Er hatte unser aller Sympathie. Eduard Schewardnadse als Friedensengel aus dem „Reich des Bösen“. Ruhig, besonnen und kompromißbereit, vor allem aber ein Gesprächspartner. Eine Überraschung auf der internationalen Bühne, die nicht vorbereitet war auf soviel Gewandheit aus dem auch intellektuell stagnierenden Sowjetimperium. Er erfüllte alle Wünsche, gab Ostmitteleuropa frei und warnte schleßlich vor den schwarzen Obristen. Eine integre Figur, mag er auch früher einmal KGB-Chef in Georgien gewesen sein. Jetzt ist er wieder in seiner Heimat, die ihn nicht nur mit Lorbeerzweigen begrüßte. Er hatte es schwer, als ehemaliger „Vasall“ der Russen in Tiflis Fuß zu fassen. Es scheint ihm gelungen. Die Aufgabe, das ethnisch und politisch zerfurchte und chaotische Georgien „zurück nach Europa zu führen“ lastet dennoch schwerer auf seinen Schultern, als das ehemalige Großreich friedlich zu demontieren. Schewardnadse ist nicht mehr der Alte. Er lächelt kaum noch. Statt dessen schickt er Truppen in die abtrünnige Republik Abchasien und geriert sich als kaukasischer Märchenerzähler. Aus Gegnern wurden „Kräfte des Bösen“. Die Metamorphose des Eduard Schewardnadse?
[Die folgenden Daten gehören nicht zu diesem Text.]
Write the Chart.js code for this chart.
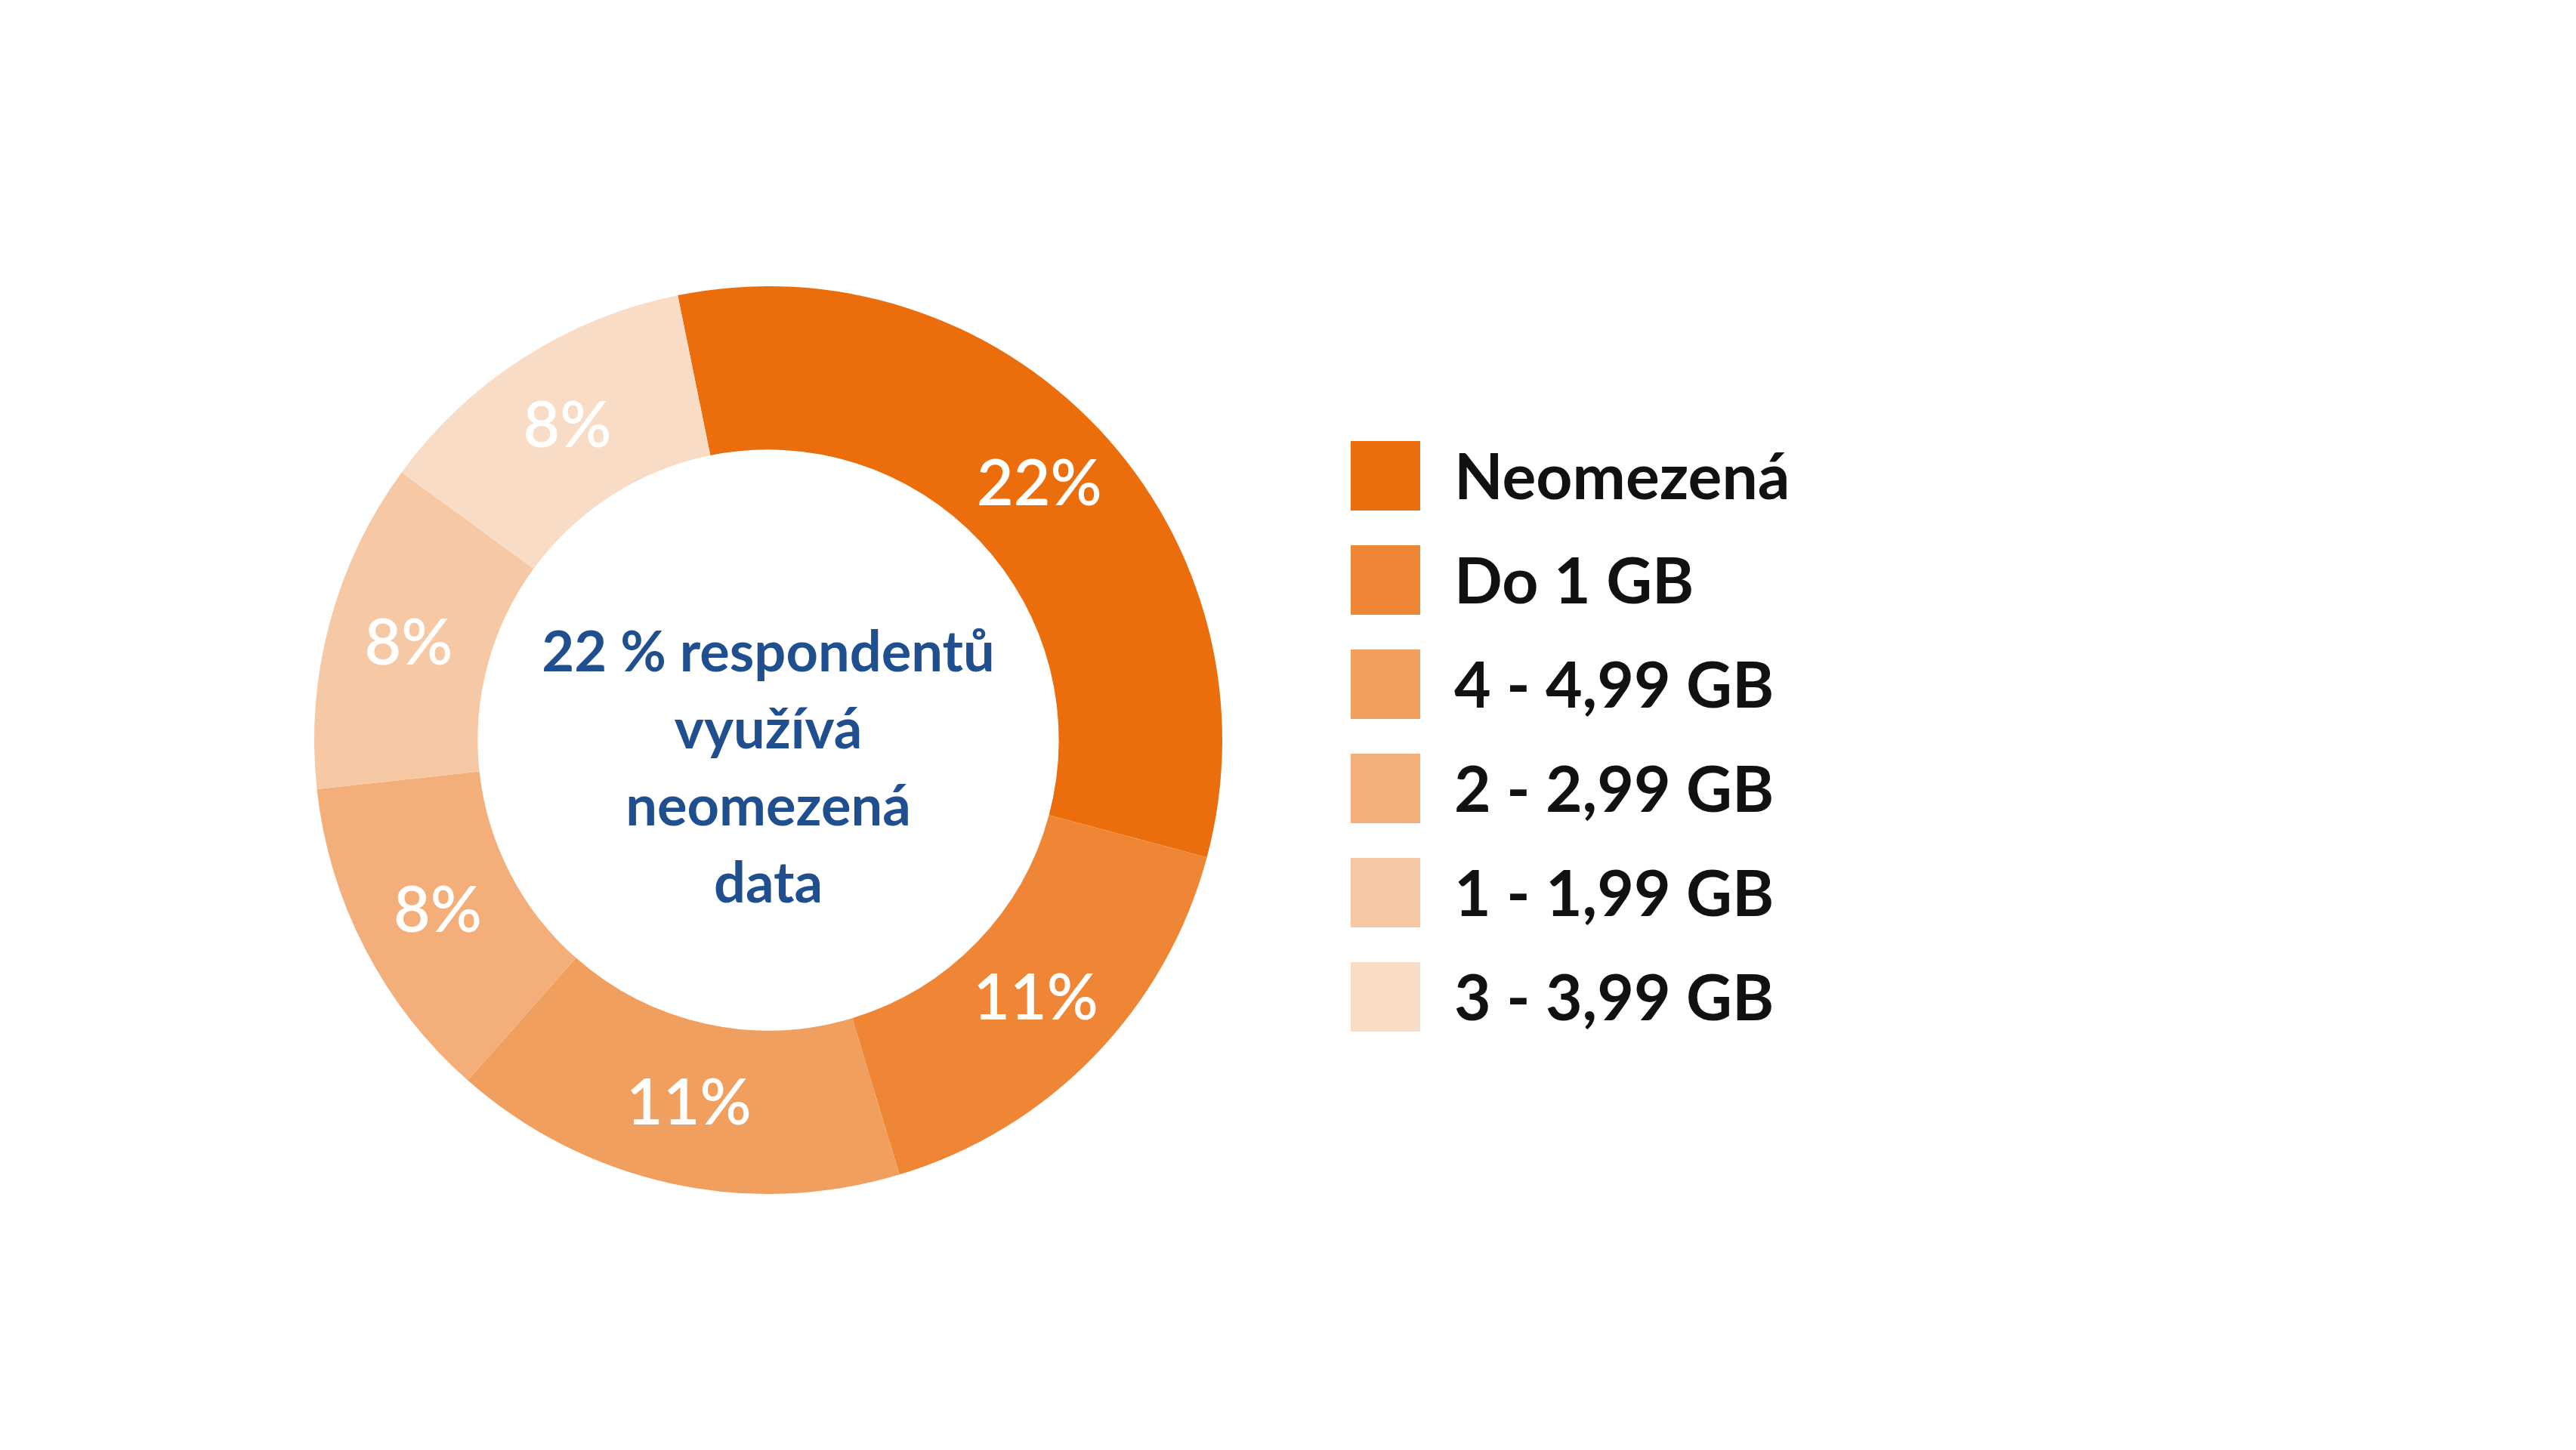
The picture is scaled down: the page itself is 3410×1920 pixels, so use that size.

Die Befriedung Georgiens ist eine Aufgabe von herkulischen Ausmaßen. Jeder Sterbliche, ein noch so geschickter Politiker wäre damit überfordert. Mal überdecken sich die innenpolitischen Konfliktlinien mit ethnischen Sonderwünschen, mal sind es Clanstrukturen oder einfache kriminelle Banden, die eine geordnete Politik unmöglich machen. Der ehemalige Internationalist Schewardnadse hat sich seiner Umgebung angepaßt. Will er sein Hauptziel erreichen, die territoriale Integrität Georgiens bewahren und den Kaukasusstaat auf den Weg der Reformen führen, muß auch er sich nationalistischer Töne bedienen. Das ist zur Zeit das einzige, was in Georgien zieht. Zudem stehen Wahlen vor der Tür. Ein rigoroses Vorgehen gegen die hunderttausend Abchasen kann da nur zusätzliche Stimmen bringen. Zumal er sich sachlich auf terroristische Akte aus Suchumi beziehen kann. Eine Entführung seiner Ministerriege entspricht nicht gerade einem Fair play. Der Einsatz von Gewalt mag da durchaus gerechtfertigt sein. Allerdings erweckt das Vorgehen in der Sommerfrische zwiespältige Gefühle. Hier werden zwei Dinge in einen Topf geworfen. Die Interessen einer nationalen Minderheit und ihre radikalen Auswüchse.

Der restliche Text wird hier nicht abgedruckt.